Morris Thomas wrote:
“After paying my debt to society in 1992, with 2 step children and 3 daughters of my own, I commenced a journey to try to redeem myself. That was a very dark time for me, one that I am deeply regrettable for. However, because of the mistakes I made and the dear price I paid for them, I was able to emerge as a better person. As a result, I came to understand what was truly important and I became completely devoted to my family and my community. I have never made any excuses for the bad decisions I made, and have always taken full responsibility for my actions. All I can ask is that the people of the 25th District judge me not for the mistakes I made in the past, but for my proven dedication to our community.”
“During my tenure as the Congressman for this area, I have had the chance to meet many people across the 25th Congressional District. Since meeting Morris, I have come to admire him. I have observed firsthand the various positive roles he has played for the betterment of our community, and have heard from folks across the district who respect him and praise him for all he has done for our hometown.
“Recently, when I had an opening on my staff for the district director position, I reached out to Morris to discuss his interest in serving as my “Ambassador” in the community.
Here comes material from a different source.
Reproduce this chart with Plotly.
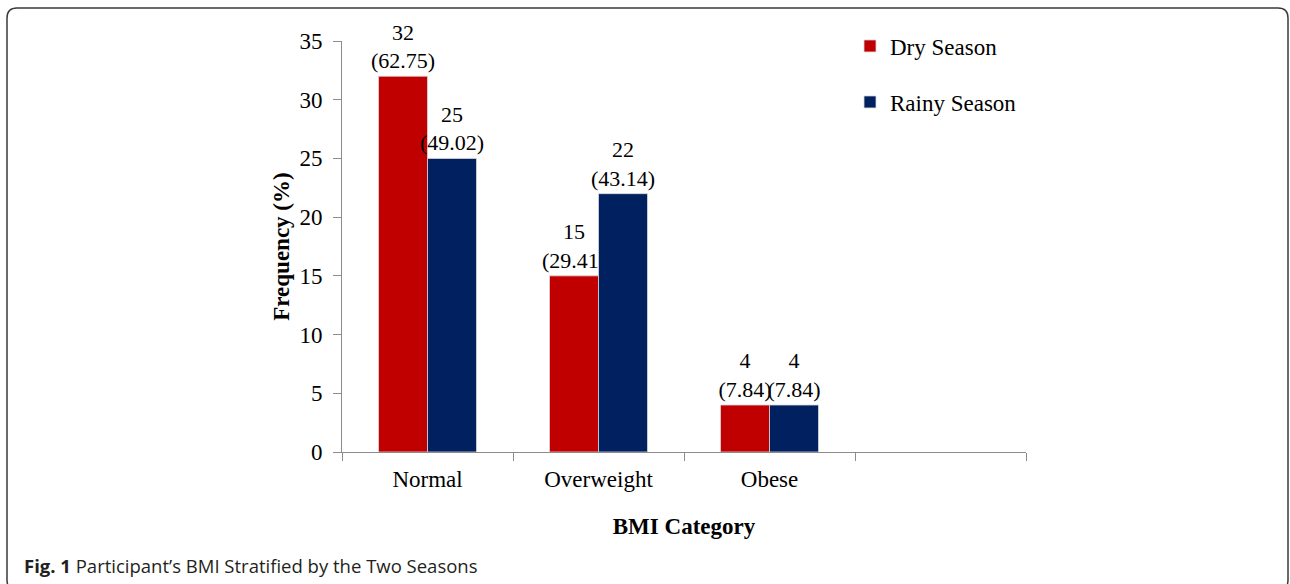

We had a good discussion about how to move forward a positive agenda for the benefit of my constituents in the 25th Congressional District. At that time Morris disclosed his regrettable mistake he made over 20 years ago and the price he paid personally for making such a bad decision.
“As a man of faith, I am a believer in forgiveness and giving people a second chance. Morris has paid his debt to society and has accepted penalties that will follow him throughout his lifetime. Despite this, Morris has become a stalwart in the community. He deserves a second chance and therefore has my full support in his new role as District Director for my district office operations. His impact on our district has been a positive one and look forward to him continuing to serve in this capacity.”